California regulators last Thursday approved changes for intrastate natural gas transmission pipeline and storage systems, made a major rate decision for Pacific Gas and Electric Co.’s (PG&E) beleaguered pipeline network and signaled the need for market-based changes for Sempra Energy pipelines.

PG&E received approval from the California Public Utilities Commission (CPUC) to increase its rates annually over the next four years to support its natural gas transmission pipeline and storage system, which has been placed under a microscope since a pipeline rupture and explosion in San Bruno last year (see NGI, Sept. 13, 2010). Rate changes are effective May 1.

Sempra’s Southern California Gas Co. (SoCalGas) and San Diego Gas and Electric Co. (SDG&E) received CPUC approval to tweak firm access rights (FAR), receipt points and rates charged for transportation services. The Sempra utilities will implement the new scheme by Oct. 1. The changes are expected to improve the performance of the FAR system during periods when access to the Sempra utilities’ pipeline system is constrained, the CPUC said.

The CPUC approved PG&E’s Gas Accord V settlement, which was developed before the San Bruno incident. Final action was postponed in the wake of that tragedy, with some modifications being made, one of which was to require semi-annual pipeline and storage safety reports from the San Francisco-based combination utility.

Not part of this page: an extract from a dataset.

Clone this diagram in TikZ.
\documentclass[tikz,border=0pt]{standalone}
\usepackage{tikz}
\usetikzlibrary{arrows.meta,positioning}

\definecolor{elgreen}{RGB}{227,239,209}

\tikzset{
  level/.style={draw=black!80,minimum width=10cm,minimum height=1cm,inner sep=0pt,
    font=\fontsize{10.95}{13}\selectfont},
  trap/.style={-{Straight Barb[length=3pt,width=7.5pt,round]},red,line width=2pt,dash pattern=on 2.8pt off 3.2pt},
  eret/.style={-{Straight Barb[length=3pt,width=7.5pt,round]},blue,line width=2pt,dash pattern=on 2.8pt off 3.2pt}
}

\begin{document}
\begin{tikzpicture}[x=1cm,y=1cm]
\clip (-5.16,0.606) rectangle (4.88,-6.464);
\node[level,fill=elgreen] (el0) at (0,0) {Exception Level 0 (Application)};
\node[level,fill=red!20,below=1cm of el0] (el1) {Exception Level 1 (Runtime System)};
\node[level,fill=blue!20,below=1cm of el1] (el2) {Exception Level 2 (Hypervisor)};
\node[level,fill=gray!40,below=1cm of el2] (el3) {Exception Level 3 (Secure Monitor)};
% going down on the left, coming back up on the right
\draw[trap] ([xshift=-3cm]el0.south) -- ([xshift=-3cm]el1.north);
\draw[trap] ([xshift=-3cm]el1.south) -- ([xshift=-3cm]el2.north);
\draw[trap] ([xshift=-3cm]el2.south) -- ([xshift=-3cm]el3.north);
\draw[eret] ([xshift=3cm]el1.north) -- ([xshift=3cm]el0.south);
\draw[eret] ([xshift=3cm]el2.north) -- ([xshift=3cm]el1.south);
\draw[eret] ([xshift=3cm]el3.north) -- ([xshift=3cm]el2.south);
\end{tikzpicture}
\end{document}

The stepped-up CPUC oversight will allow regulatory safety staff to better “monitor PG&E’s pipeline-related activities to assess whether high-risk projects are being built and to track whether [the utility] is spending its allocated funds on pipeline-related safety, reliability and integrity activities,” a CPUC spokesperson said.

PG&E by its own admission has failed to spend allocated funds for specific pipeline maintenance and repair projects. Critics contend the work was delayed and the funds deferred to projects the utility determined were of a more critical nature. CPUC staff apparently was not always aware of the changes by the utility.

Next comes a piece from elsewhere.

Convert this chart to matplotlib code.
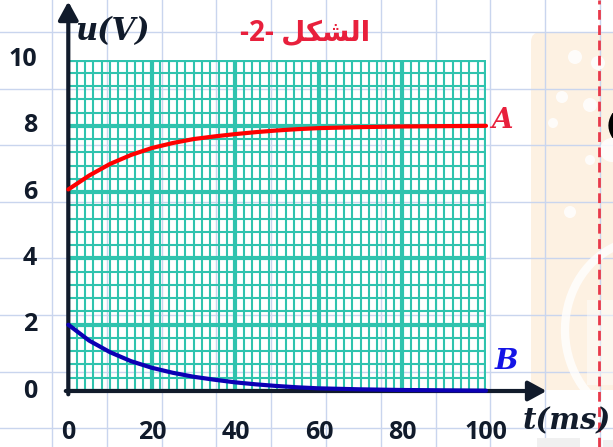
import numpy as np
import matplotlib
matplotlib.use('Agg')
import matplotlib.pyplot as plt
from matplotlib.patches import FancyBboxPatch, Circle, Arc, Rectangle

# values
t_ms = [0, 5, 10, 15, 20, 25, 30, 35, 40, 45, 50, 55, 60, 70, 80, 90, 100]
u_A = [6.08, 6.5, 6.85, 7.12, 7.33, 7.48, 7.6, 7.68, 7.75, 7.81, 7.86, 7.9, 7.93, 7.96, 7.98, 7.99, 8.0]
u_B = [2.0, 1.52, 1.17, 0.9, 0.7, 0.55, 0.43, 0.34, 0.26, 0.2, 0.15, 0.11, 0.08, 0.05, 0.03, 0.02, 0.01]

x_ticks = [0, 20, 40, 60, 80, 100]
y_ticks = [0, 2, 4, 6, 8, 10]

# "الشكل -2-" written left to right with presentation forms
title_text = '-2- ' + '\uFEDE\uFEDC\uFEB8\uFEDF\uFE8D'

DARK = '#111b2b'
GREEN = '#2fc3ae'
RED = '#e8203c'
BLUE = '#1414e6'

W, H = 613, 447
fig = plt.figure(figsize=(W / 100, H / 100), dpi=100)
fig.patch.set_facecolor('white')

# background page: light squared paper and decoration on the right
bg = fig.add_axes([0, 0, 1, 1], zorder=0)
bg.set_xlim(0, W)
bg.set_ylim(H, 0)
bg.axis('off')
for x in np.arange(52, W, 54.8):
    bg.axvline(x, color='#c9d5ee', lw=1.0)
for y in np.arange(32, H, 56.6):
    bg.axhline(y, color='#c9d5ee', lw=1.0)

bg.add_patch(FancyBboxPatch((531, 32), 130, 358, boxstyle='round,pad=0,rounding_size=10',
                            fc='#fdf1e2', ec='none', zorder=1))
for cx, cy, r in [(575, 57, 7), (598, 63, 7), (562, 97, 6), (590, 105, 7),
                  (553, 123, 5), (590, 160, 5), (612, 150, 12), (570, 212, 6)]:
    bg.add_patch(Circle((cx, cy), r, fc='white', ec='none', alpha=0.85, zorder=2))
bg.add_patch(Arc((645, 330), 160, 180, theta1=105, theta2=250, color='white', lw=6,
                 alpha=0.8, zorder=2))
bg.add_patch(Rectangle((587, 300), 30, 85, fc='white', ec='none', alpha=0.45, zorder=2))
bg.add_patch(Rectangle((537, 438), 43, 12, fc='#f0f0f0', ec='none', zorder=2))
bg.add_patch(Rectangle((603, 440), 12, 10, fc='#f0f0f0', ec='none', zorder=2))
bg.text(606, 127, '(', fontsize=20, fontweight='bold', color='black', ha='left', va='center', zorder=3)
bg.axvline(599, color='#e8394a', lw=2, ls=(0, (3.5, 2)), zorder=4)

# graph paper axes
x0, x1 = 68.3, 486
y0, y1 = 391, 59.5
ax = fig.add_axes([x0 / W, (H - y0) / H, (x1 - x0) / W, (y0 - y1) / H], zorder=2)
ax.set_facecolor('none')
ax.set_xlim(0, 100)
ax.set_ylim(0, 10)
for s in ax.spines.values():
    s.set_visible(False)

ax.set_xticks(x_ticks)
ax.set_xticks(np.arange(0, 100.1, 2), minor=True)
ax.set_yticks(y_ticks)
ax.set_yticks(np.arange(0, 10.01, 0.4), minor=True)
ax.tick_params(which='both', length=0, labelbottom=False, labelleft=False)
ax.grid(which='major', color=GREEN, lw=3.0)
ax.grid(which='minor', color=GREEN, lw=1.5)
ax.set_axisbelow(True)

# axes with arrows
arrow = dict(arrowstyle='-|>,head_length=0.55,head_width=0.3', lw=3, color=DARK,
             shrinkA=0, shrinkB=0, mutation_scale=20)
ax.annotate('', xy=(0, 11.75), xytext=(0, -0.1), arrowprops=arrow, annotation_clip=False, zorder=4)
ax.annotate('', xy=(114.5, 0), xytext=(-0.6, 0), arrowprops=arrow, annotation_clip=False, zorder=4)

# curves
ax.plot(t_ms, u_A, color='#ff0000', lw=3, solid_capstyle='round', clip_on=False, zorder=5)
ax.plot(t_ms, u_B, color='#0c00b4', lw=3, solid_capstyle='round', clip_on=False, zorder=5)

# tick labels
tick_font = dict(family=['Open Sans', 'DejaVu Sans'], fontsize=18, fontweight='bold', color=DARK)
for xv in x_ticks:
    ax.text(xv, -1.24, str(xv), ha='center', va='center', clip_on=False, **tick_font)
for yv in y_ticks:
    ax.text(-7.5, yv, str(yv), ha='right', va='center', clip_on=False, **tick_font)

# labels
label_font = dict(family='DejaVu Serif', fontweight='bold', style='italic')
ax.text(10.5, 10.85, 'u(V)', ha='center', va='center', fontsize=22, color=DARK, clip_on=False, **label_font)
ax.text(130.0, -0.9, 't(ms)', ha='right', va='center', fontsize=21, color=DARK, clip_on=False, **label_font)
ax.text(103.8, 8.17, 'A', ha='center', va='center', fontsize=20, color=RED, clip_on=False, **label_font)
ax.text(104.9, 0.9, 'B', ha='center', va='center', fontsize=20, color=BLUE, clip_on=False, **label_font)

ax.text(56.8, 10.8, title_text, ha='center', va='center', fontsize=20, fontweight='bold',
        family=['Open Sans', 'DejaVu Sans'], color=RED, clip_on=False)

fig.savefig('out.png', dpi=100)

The CPUC’s rate decision authorizes $514.2 million for PG&E transmission and storage operations this year, with an increase each year through 2014, when the authorized revenues for pipeline and storage operations will be $614.8 million. PG&E called the decision “an important step in preserving the long-term safety and reliability of natural gas service at reasonable rates.”

PG&E said the decision will allow it to spend close to $200 million upgrading and replacing pipelines and regulating facilities on its transmission backbone system. The increased rates will result in less than a 1% increase for residential gas utility customers, a utility spokesperson said.

The Sempra utilities’ FAR, which were established by CPUC five years ago (see NGI, Dec. 18, 2006), have been updated to eliminate further scheduling system uncertainty for shippers. There will be supply transfers at individual receipt points, enabling increased commodity trading and supply administration at those points, according to the CPUC order.

The change should improve the operations of the receipt-point access system and establish the rate design for backbone transmission services on the SoCalGas-SDG&E system, according to CPUC Commissioner Timothy Alan Simon.

A Sempra spokesperson said the CPUC action “adopts operational modifications that were unanimously recommended by the participating parties to further reduce scheduling uncertainty and improve operations of the FAR system. We will be ready to implement it Oct. 1.”

The CPUC approved a $135.2 million revenue requirement for the Sempra pipeline system, representing an annual increase of $87.2 million, but for the most part the increase is offset by reductions of other end-use transmission rates, Simon said. A new rate design proposed by the utilities and major core and noncore customer representatives was also adopted.

For PG&E, the latest CPUC decision is “not without its contestants or controversy,” according to Simon. Unresolved is a dispute involving SoCalGas and SDG&E, which contend that they have the right from a 1997 deal to firm shipping capacity on the PG&E intrastate transmission system to deliver gas to the PG&E citygate.

The two Sempra utilities also wanted to force PG&E to make its gas storage activities public, following federal guidelines that SoCalGas and SDG&E follow. “The issue of whether the CPUC should adopt the federal posting requirement for PG&E storage was beyond the scope of this proceeding,” Simon said. “But I remain open to a comprehensive evaluation of whether an increased transparency and storage reporting requirement on a statewide basis will benefit the market.”

In the SoCalGas-SDG&E decision, changes in the rates will result in a 163% increase in the firm reservation charge on the transmission system, but Simon said the impact of this increase is somewhat offset by reduction of other end-use transportation pipeline charges. In their next transmission pipeline cost rate filing, SoCalGas and SDG&E are mandated to prepare a new backbone embedded cost study.